When told, Mao said: “So I’ve become a eunuch, haven’t I?”
He seemed genuinely concerned. His doctor had to explain that the eunuchs in the old imperial court had their testicles, or often their entire genitals, cut off. Mao, it seemed, had little grasp of the workings of the reproductive system.
By this time, Mao had grown tired of Chiang sexually. He told her that, at sixty, he was too old for sex. But underlings, such as Kang Sheng, moved themselves up the party hierarchy by providing Mao with a constant supply of libidinous young women. Kang Sheng also maintained a library of pornographic material for Mao. No nation on earth had a richer tradition of the erotic arts than China, and Mao’s collection far surpassed that of any emperor.
During the Cultural Revolution, Kang Sheng looted the official museums to add to Mao’s collection.
Mao’s favourite topic of conversation was sex and the sex lives of others. In 1954, Mao crushed Gao Gang, who had amassed so much power that Stalin called him the King of Manchuria. Mao accused him of making an “anti-party alliance” and he committed suicide.
But it seemed that Mao was not interested in the details of the political threat Gao Gang represented. It was Gao’s sex life that fascinated him. Gao had had sex with more than a hundred different women, it was said.
“He had sex twice on the night he killed himself,” Mao marvelled. “Can you imagine such lust.”
Mao tried to match these excesses. He was famously interested in swimming and would fill the heated indoor swimming pool in the Forbidden City with hundreds of naked girls, then take a dip.
At first, Mao was discreet about his activities. His confidential secretary, Ye Zilong, would recruit women from the Cultural Work Troupe, the Central Garrison Corps and the Bureau of Confidential Matters. They had to be young, uneducated and fanatically devoted to Chairman Mao. They would stay in Ye’s house until Chiang Ch’ing was safely asleep. Then they would be led quietly across the compound, through the dining-room and into Mao’s bedchamber. In the morning, before Chiang Ch’ing awoke, they would be led out.

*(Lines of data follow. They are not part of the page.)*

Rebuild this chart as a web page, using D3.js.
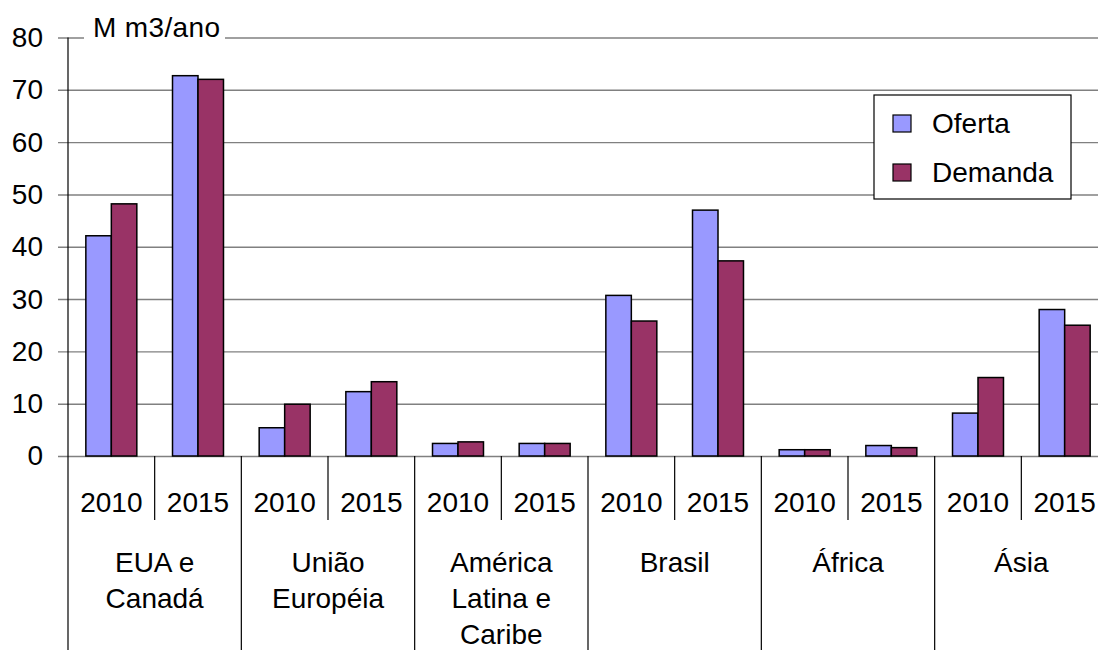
<!DOCTYPE html>
<html>
<head>
<meta charset="utf-8">
<script src="https://cdn.jsdelivr.net/npm/d3@7"></script>
<style>
  body { margin: 0; background: #fff; }
  svg { display: block; font-family: "Liberation Sans", Arial, sans-serif; }
</style>
</head>
<body>
<div id="chart"></div>
<script>
// data
const regions = [["EUA e", "Canadá"], ["União", "Européia"], ["América", "Latina e", "Caribe"], ["Brasil"], ["África"], ["Ásia"]];
const years = ["2010", "2015"];
const series = ["Oferta", "Demanda"];
// one value per region x year, in order
const oferta  = [42.1, 72.7, 5.4, 12.3, 2.4, 2.4, 30.7, 47.0, 1.2, 2.0, 8.2, 28.0];
const demanda = [48.2, 72.0, 9.9, 14.2, 2.7, 2.4, 25.8, 37.3, 1.2, 1.6, 15.0, 25.0];
const yTicks = [0, 10, 20, 30, 40, 50, 60, 70, 80];
const unitLabel = "M m3/ano";

const colors = { "Oferta": "#9999ff", "Demanda": "#993366" };

const w = 1098, h = 650;
const plotLeft = 68, plotRight = 1108, plotTop = 37.5, base = 456;
const fontSize = 28;

const svg = d3.select("#chart").append("svg")
  .attr("width", w)
  .attr("height", h);

const y = d3.scaleLinear().domain([0, 80]).range([base, plotTop]);
const x0 = d3.scaleBand().domain(d3.range(regions.length)).range([plotLeft, plotRight]);
const x1 = d3.scaleBand().domain(years).range([0, x0.bandwidth()]);
const x2 = d3.scaleBand().domain(series).range([0, x1.bandwidth()]).paddingOuter(0.7);

// gridlines + outside ticks
const yAxis = d3.axisLeft(y).tickValues(yTicks).tickSize(-(plotRight - plotLeft)).tickSizeOuter(0).tickPadding(25);
const gy = svg.append("g").attr("transform", `translate(${plotLeft},0)`).call(yAxis);
gy.select(".domain").remove();
gy.selectAll(".tick line")
  .attr("x1", -10)
  .attr("stroke", "#808080")
  .attr("stroke-width", 1.4);
gy.selectAll(".tick text")
  .attr("font-size", fontSize)
  .attr("font-family", "Liberation Sans, Arial, sans-serif")
  .attr("fill", "#000");

// unit label with white background over the top gridline
svg.append("rect").attr("x", 84).attr("y", 12).attr("width", 141).attr("height", 34).attr("fill", "#fff");
svg.append("text")
  .attr("x", 93).attr("y", 36.5)
  .attr("font-size", fontSize)
  .attr("textLength", 127)
  .text(unitLabel);

// bars
const rows = [];
regions.forEach((r, i) => {
  years.forEach((yr, j) => {
    const k = i * years.length + j;
    rows.push({ r: i, yr, s: "Oferta", v: oferta[k] });
    rows.push({ r: i, yr, s: "Demanda", v: demanda[k] });
  });
});

svg.append("g").selectAll("rect")
  .data(rows)
  .join("rect")
  .attr("x", d => x0(d.r) + x1(d.yr) + x2(d.s))
  .attr("y", d => y(d.v))
  .attr("width", x2.bandwidth())
  .attr("height", d => base - y(d.v))
  .attr("fill", d => colors[d.s])
  .attr("stroke", "#000")
  .attr("stroke-width", 1.5);

// y axis line
svg.append("line")
  .attr("x1", plotLeft).attr("x2", plotLeft)
  .attr("y1", plotTop).attr("y2", h)
  .attr("stroke", "#000").attr("stroke-width", 1.2);

// category separators
const sep = svg.append("g").attr("stroke", "#000").attr("stroke-width", 1.2);
regions.forEach((r, i) => {
  if (i > 0) {
    sep.append("line")
      .attr("x1", x0(i)).attr("x2", x0(i))
      .attr("y1", base).attr("y2", h);
  }
  sep.append("line")
    .attr("x1", x0(i) + x1("2015")).attr("x2", x0(i) + x1("2015"))
    .attr("y1", base).attr("y2", 520);
});

// year labels and region names
const labels = svg.append("g").attr("font-size", fontSize).attr("text-anchor", "middle");
regions.forEach((r, i) => {
  years.forEach(yr => {
    labels.append("text")
      .attr("x", x0(i) + x1(yr) + x1.bandwidth() / 2)
      .attr("y", 512)
      .text(yr);
  });
  r.forEach((line, l) => {
    labels.append("text")
      .attr("x", x0(i) + x0.bandwidth() / 2)
      .attr("y", 572 + l * 36)
      .text(line);
  });
});

// legend
const lg = svg.append("g").attr("transform", "translate(874,95)");
lg.append("rect").attr("width", 197).attr("height", 104)
  .attr("fill", "#fff").attr("stroke", "#000").attr("stroke-width", 1.2);
series.forEach((s, i) => {
  const g = lg.append("g").attr("transform", `translate(0,${i * 49})`);
  g.append("rect").attr("x", 19).attr("y", 20).attr("width", 18).attr("height", 17)
    .attr("fill", colors[s]).attr("stroke", "#000").attr("stroke-width", 1.2);
  g.append("text").attr("x", 58).attr("y", 38).attr("font-size", fontSize).text(s);
});
</script>
</body>
</html>
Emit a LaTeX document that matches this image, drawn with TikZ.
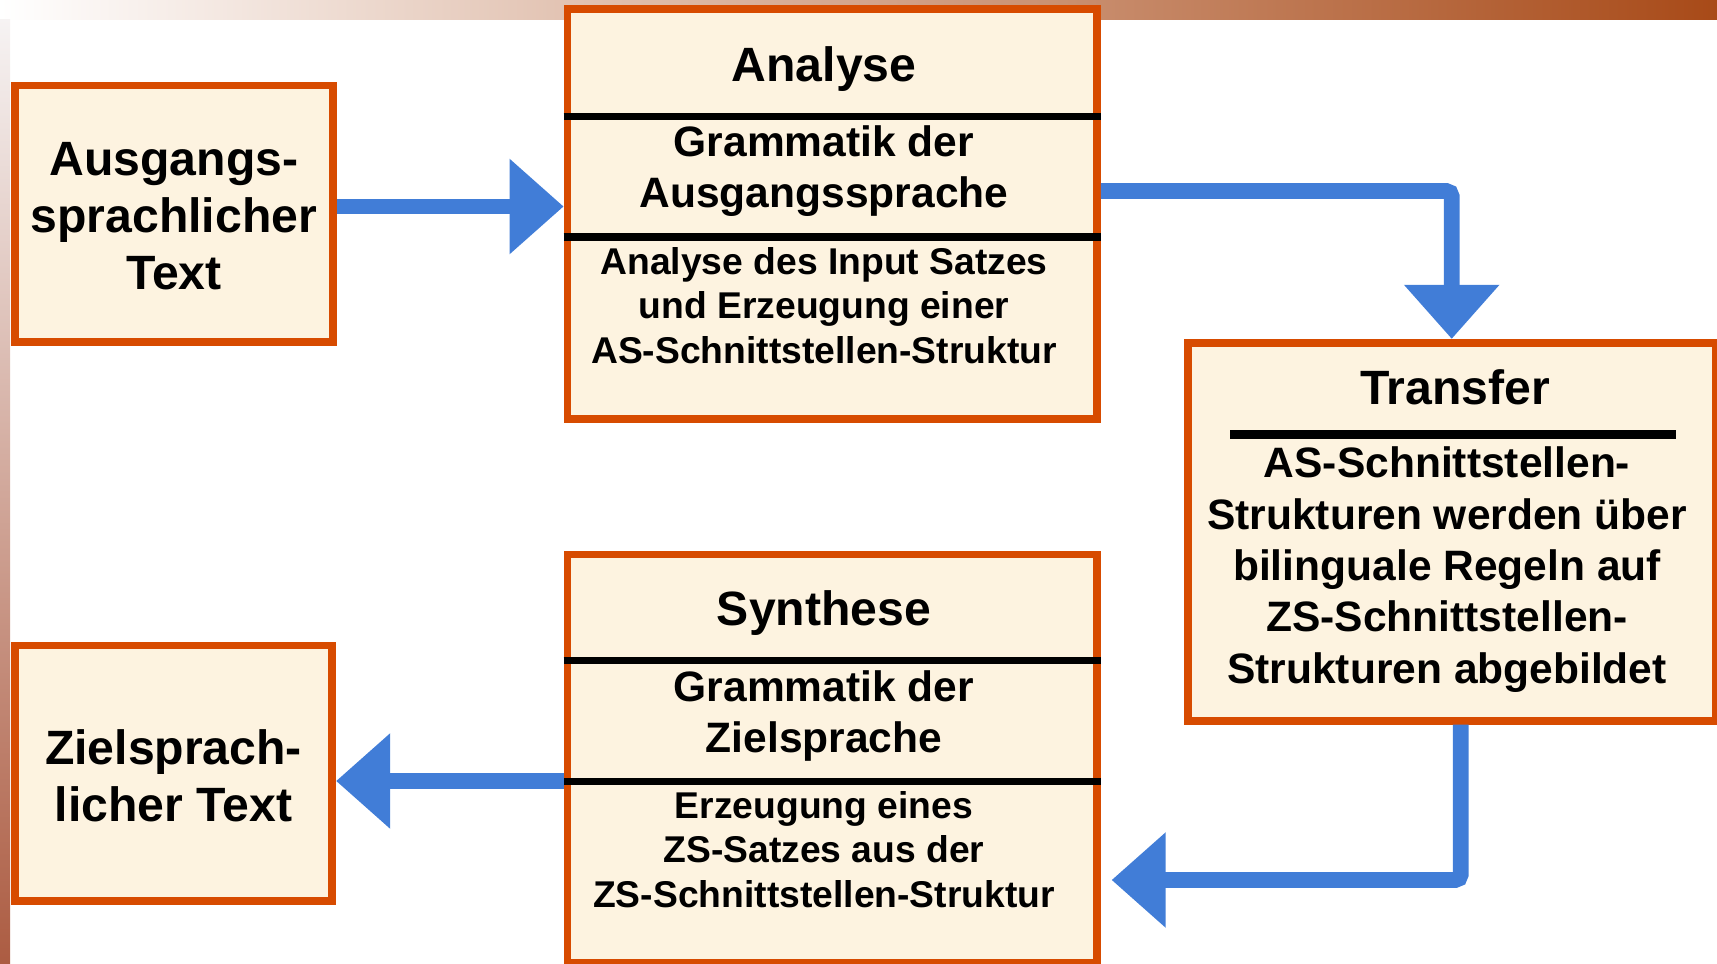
\documentclass[tikz,border=0pt]{standalone}
\usepackage{fontspec}
\setmainfont{Liberation Sans}
\usepackage{tikz}
\usetikzlibrary{calc}
\usetikzlibrary{arrows.meta}
\usepackage{xcolor}
\definecolor{boxline}{RGB}{215,75,0}
\definecolor{boxfill}{RGB}{253,243,224}
\definecolor{flowblue}{RGB}{65,125,215}
\definecolor{stripmid}{RGB}{205,168,160}
\definecolor{stripend}{RGB}{168,74,24}
\definecolor{sidetop}{RGB}{246,243,243}
\definecolor{sidemid}{RGB}{222,198,194}
\definecolor{sidebot}{RGB}{172,92,66}
\tikzset{
  box/.style={draw=boxline, fill=boxfill, line width=2.2pt, inner sep=0pt},
  big/.style={font=\fontsize{13.7}{16.2}\selectfont\bfseries, align=center, anchor=base},
  mid/.style={font=\fontsize{12.1}{14.4}\selectfont\bfseries, align=center, anchor=base},
  small/.style={font=\fontsize{10.6}{12.6}\selectfont\bfseries, align=center, anchor=base},
  flow/.style={draw=flowblue, line width=4.45pt, -{Triangle[length=15.4pt,width=26.2pt]}},
  sepline/.style={line width=2.1pt}
}

\begin{document}
\begin{tikzpicture}[x=0.2845pt,y=-0.2845pt]
    \useasboundingbox (0,0) rectangle (1717,963);
    \shade[left color=white, middle color=stripmid, right color=stripend] (0,0) rectangle (1717,19);
    \shade[top color=sidetop, middle color=sidemid, bottom color=sidebot] (0,19) rectangle (10,963);

    \node[box, minimum width=90.5pt, minimum height=73pt] (T1) at (173.9,213.9) {};
    \node[box, minimum width=90.3pt, minimum height=72.6pt] (T2) at (173.5,773.1) {};
    \node[box, minimum width=150.6pt, minimum height=116.8pt] (M1) at (832.2,214) {};
    \node[box, minimum width=150.1pt, minimum height=107.5pt] (M2) at (1451.7,531.7) {};
    \node[box, minimum width=150.6pt, minimum height=116.2pt] (M3) at (832.2,758.7) {};

    \draw[sepline] (M1.west |- 0,116.5) -- (M1.east |- 0,116.5);
    \draw[sepline] (M1.west |- 0,237) -- (M1.east |- 0,237);
    \draw[sepline] (M3.west |- 0,660.5) -- (M3.east |- 0,660.5);
    \draw[sepline] (M3.west |- 0,781.5) -- (M3.east |- 0,781.5);
    \draw[line width=2.5pt] (1230,434.7) -- (1676,434.7);

    \node[big] (L1) at (173.9,289.5) {Ausgangs-\\sprachlicher\\Text};
    \node[big] (L2) at (173.5,821) {Zielsprach-\\licher Text};
    \node[big] (H1) at (824,81.5) {Analyse};
    \node[mid] (G1) at (824,207.5) {Grammatik der\\Ausgangssprache};
    \node[small] (D1) at (824,363) {Analyse des Input Satzes\\und Erzeugung einer\\AS-Schnittstellen-Struktur};
    \node[big] (H2) at (1455,404) {Transfer};
    \node[mid, font=\fontsize{12.1}{14.6}\selectfont\bfseries] (D2) at (1447,683)
      {AS-Schnittstellen-\\Strukturen werden über\\bilinguale Regeln auf\\ZS-Schnittstellen-\\Strukturen abgebildet};
    \node[big] (H3) at (824,625.5) {Synthese};
    \node[mid] (G3) at (824,752) {Grammatik der\\Zielsprache};
    \node[small] (D3) at (824,907) {Erzeugung eines\\ZS-Satzes aus der\\ZS-Schnittstellen-Struktur};

    \coordinate (E4) at (1111.6,880);
    \draw[flow] (T1.east |- 0,206.5) -- (M1.west |- 0,206.5);
    \draw[flow, rounded corners=1.5pt] (M1.east |- 0,191) -| (M2.north);
    \draw[flow, rounded corners=1.5pt] ($(M2.south)+(9,0)$) |- (E4);
    \draw[flow] (M3.west |- 0,781) -- (T2.east |- 0,781);
  \end{tikzpicture}
\end{document}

Afterwards, they would be treated generously. Mao could afford to be generous. Millions of copies of his Little Red Book had been sold and Mao Tse-tung was one of the richest men in China. He had made over three million yuan (£500,000) from the sale of his Selected Works alone.
During high-level party meetings, a special room would be set aside in the Great Hall of the People. The political departments of the army and the Communist Party would supply beautiful girls of impeccable proletarian backgrounds. They were told that they had been recruited as ballroom dancing partners for the Great Leader. In fact, they were fodder for his bed. But many of the party officials saw this as so great an honour, they supplied their daughters and sisters.
Madame Mao was proud of her appearance and her sexual skills and when she heard about his womanizing, it hurt her deeply. She would try and sit in on his dance parties where he tried to pick up girls. She tried to vet his nurses, firing the pretty ones. When Mao’s physician questioned her actions, he was told: “Doctor, you don’t understand the Chairman.
He is very loose with his love life. His physical pleasure and his mental activity are separate, and there are always women willing to be his prey.
The doctor was also told that he would have to teach his nurses something about morality: “They should be polite to their leader, but careful in their contact with him.”